## STATED PROBLEM
Can you output the material exactly as written, minus any pictures it holds?

## AVAILABLE DATA
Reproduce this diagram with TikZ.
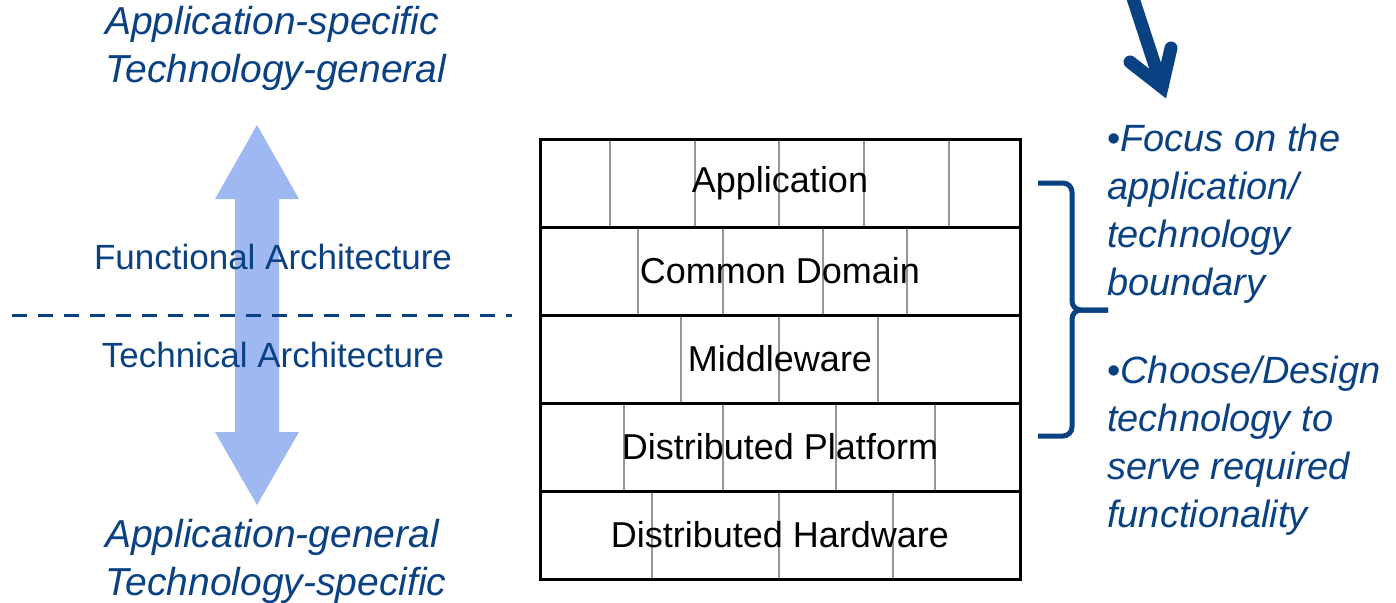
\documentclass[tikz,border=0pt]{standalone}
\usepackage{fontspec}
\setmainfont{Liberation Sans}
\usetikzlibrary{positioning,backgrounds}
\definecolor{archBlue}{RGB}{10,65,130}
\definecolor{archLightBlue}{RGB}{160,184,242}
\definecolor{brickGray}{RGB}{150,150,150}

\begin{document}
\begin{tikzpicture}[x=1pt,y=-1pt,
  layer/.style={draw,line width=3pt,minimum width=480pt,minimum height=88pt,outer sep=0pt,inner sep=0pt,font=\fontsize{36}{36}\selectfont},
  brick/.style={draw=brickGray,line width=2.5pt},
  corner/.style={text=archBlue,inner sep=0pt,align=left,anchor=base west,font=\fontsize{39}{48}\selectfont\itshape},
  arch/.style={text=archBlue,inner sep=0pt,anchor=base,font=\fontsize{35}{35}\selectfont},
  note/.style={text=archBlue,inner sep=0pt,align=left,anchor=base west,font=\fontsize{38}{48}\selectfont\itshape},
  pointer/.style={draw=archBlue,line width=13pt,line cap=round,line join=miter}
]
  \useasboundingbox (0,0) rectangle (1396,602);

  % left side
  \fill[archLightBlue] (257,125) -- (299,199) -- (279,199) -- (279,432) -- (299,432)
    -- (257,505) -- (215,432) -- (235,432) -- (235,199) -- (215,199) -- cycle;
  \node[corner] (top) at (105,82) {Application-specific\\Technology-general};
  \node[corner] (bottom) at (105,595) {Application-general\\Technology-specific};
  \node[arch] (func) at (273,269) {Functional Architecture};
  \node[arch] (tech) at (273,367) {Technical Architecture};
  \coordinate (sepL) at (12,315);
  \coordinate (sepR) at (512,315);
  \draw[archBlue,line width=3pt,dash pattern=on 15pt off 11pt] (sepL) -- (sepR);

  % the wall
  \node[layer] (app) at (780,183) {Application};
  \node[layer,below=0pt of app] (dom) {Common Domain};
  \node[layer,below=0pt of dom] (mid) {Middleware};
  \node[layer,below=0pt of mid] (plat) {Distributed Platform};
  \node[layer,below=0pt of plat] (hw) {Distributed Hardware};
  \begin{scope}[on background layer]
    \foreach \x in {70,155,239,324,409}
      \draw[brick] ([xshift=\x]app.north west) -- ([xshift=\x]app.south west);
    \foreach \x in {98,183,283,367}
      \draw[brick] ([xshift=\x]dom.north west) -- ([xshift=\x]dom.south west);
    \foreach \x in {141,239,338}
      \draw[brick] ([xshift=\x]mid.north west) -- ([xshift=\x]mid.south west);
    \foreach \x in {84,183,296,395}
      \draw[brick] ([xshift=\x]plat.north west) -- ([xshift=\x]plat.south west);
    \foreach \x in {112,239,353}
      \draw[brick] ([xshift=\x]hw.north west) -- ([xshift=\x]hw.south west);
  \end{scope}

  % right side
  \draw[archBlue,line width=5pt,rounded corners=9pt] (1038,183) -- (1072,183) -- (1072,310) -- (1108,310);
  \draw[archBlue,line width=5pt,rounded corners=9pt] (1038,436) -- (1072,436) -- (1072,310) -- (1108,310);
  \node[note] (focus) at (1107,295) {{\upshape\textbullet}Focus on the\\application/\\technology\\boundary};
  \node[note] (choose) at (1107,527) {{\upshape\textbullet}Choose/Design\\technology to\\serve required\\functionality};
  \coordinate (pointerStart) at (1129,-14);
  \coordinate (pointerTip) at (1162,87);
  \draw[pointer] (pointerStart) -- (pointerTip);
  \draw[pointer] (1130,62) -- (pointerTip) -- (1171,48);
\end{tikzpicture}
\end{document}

## WORKED ANSWER
Reproduce this diagram with TikZ.
\documentclass[tikz,border=0pt]{standalone}
\usepackage{fontspec}
\setmainfont{Liberation Sans}
\usetikzlibrary{positioning,backgrounds}
\definecolor{archBlue}{RGB}{10,65,130}
\definecolor{archLightBlue}{RGB}{160,184,242}
\definecolor{brickGray}{RGB}{150,150,150}

\begin{document}
\begin{tikzpicture}[x=1pt,y=-1pt,
  layer/.style={draw,line width=3pt,minimum width=480pt,minimum height=88pt,outer sep=0pt,inner sep=0pt,font=\fontsize{36}{36}\selectfont},
  brick/.style={draw=brickGray,line width=2.5pt},
  corner/.style={text=archBlue,inner sep=0pt,align=left,anchor=base west,font=\fontsize{39}{48}\selectfont\itshape},
  arch/.style={text=archBlue,inner sep=0pt,anchor=base,font=\fontsize{35}{35}\selectfont},
  note/.style={text=archBlue,inner sep=0pt,align=left,anchor=base west,font=\fontsize{38}{48}\selectfont\itshape},
  pointer/.style={draw=archBlue,line width=13pt,line cap=round,line join=miter}
]
  \useasboundingbox (0,0) rectangle (1396,602);

  % left side
  \fill[archLightBlue] (257,125) -- (299,199) -- (279,199) -- (279,432) -- (299,432)
    -- (257,505) -- (215,432) -- (235,432) -- (235,199) -- (215,199) -- cycle;
  \node[corner] (top) at (105,82) {Application-specific\\Technology-general};
  \node[corner] (bottom) at (105,595) {Application-general\\Technology-specific};
  \node[arch] (func) at (273,269) {Functional Architecture};
  \node[arch] (tech) at (273,367) {Technical Architecture};
  \coordinate (sepL) at (12,315);
  \coordinate (sepR) at (512,315);
  \draw[archBlue,line width=3pt,dash pattern=on 15pt off 11pt] (sepL) -- (sepR);

  % the wall
  \node[layer] (app) at (780,183) {Application};
  \node[layer,below=0pt of app] (dom) {Common Domain};
  \node[layer,below=0pt of dom] (mid) {Middleware};
  \node[layer,below=0pt of mid] (plat) {Distributed Platform};
  \node[layer,below=0pt of plat] (hw) {Distributed Hardware};
  \begin{scope}[on background layer]
    \foreach \x in {70,155,239,324,409}
      \draw[brick] ([xshift=\x]app.north west) -- ([xshift=\x]app.south west);
    \foreach \x in {98,183,283,367}
      \draw[brick] ([xshift=\x]dom.north west) -- ([xshift=\x]dom.south west);
    \foreach \x in {141,239,338}
      \draw[brick] ([xshift=\x]mid.north west) -- ([xshift=\x]mid.south west);
    \foreach \x in {84,183,296,395}
      \draw[brick] ([xshift=\x]plat.north west) -- ([xshift=\x]plat.south west);
    \foreach \x in {112,239,353}
      \draw[brick] ([xshift=\x]hw.north west) -- ([xshift=\x]hw.south west);
  \end{scope}

  % right side
  \draw[archBlue,line width=5pt,rounded corners=9pt] (1038,183) -- (1072,183) -- (1072,310) -- (1108,310);
  \draw[archBlue,line width=5pt,rounded corners=9pt] (1038,436) -- (1072,436) -- (1072,310) -- (1108,310);
  \node[note] (focus) at (1107,295) {{\upshape\textbullet}Focus on the\\application/\\technology\\boundary};
  \node[note] (choose) at (1107,527) {{\upshape\textbullet}Choose/Design\\technology to\\serve required\\functionality};
  \coordinate (pointerStart) at (1129,-14);
  \coordinate (pointerTip) at (1162,87);
  \draw[pointer] (pointerStart) -- (pointerTip);
  \draw[pointer] (1130,62) -- (pointerTip) -- (1171,48);
\end{tikzpicture}
\end{document}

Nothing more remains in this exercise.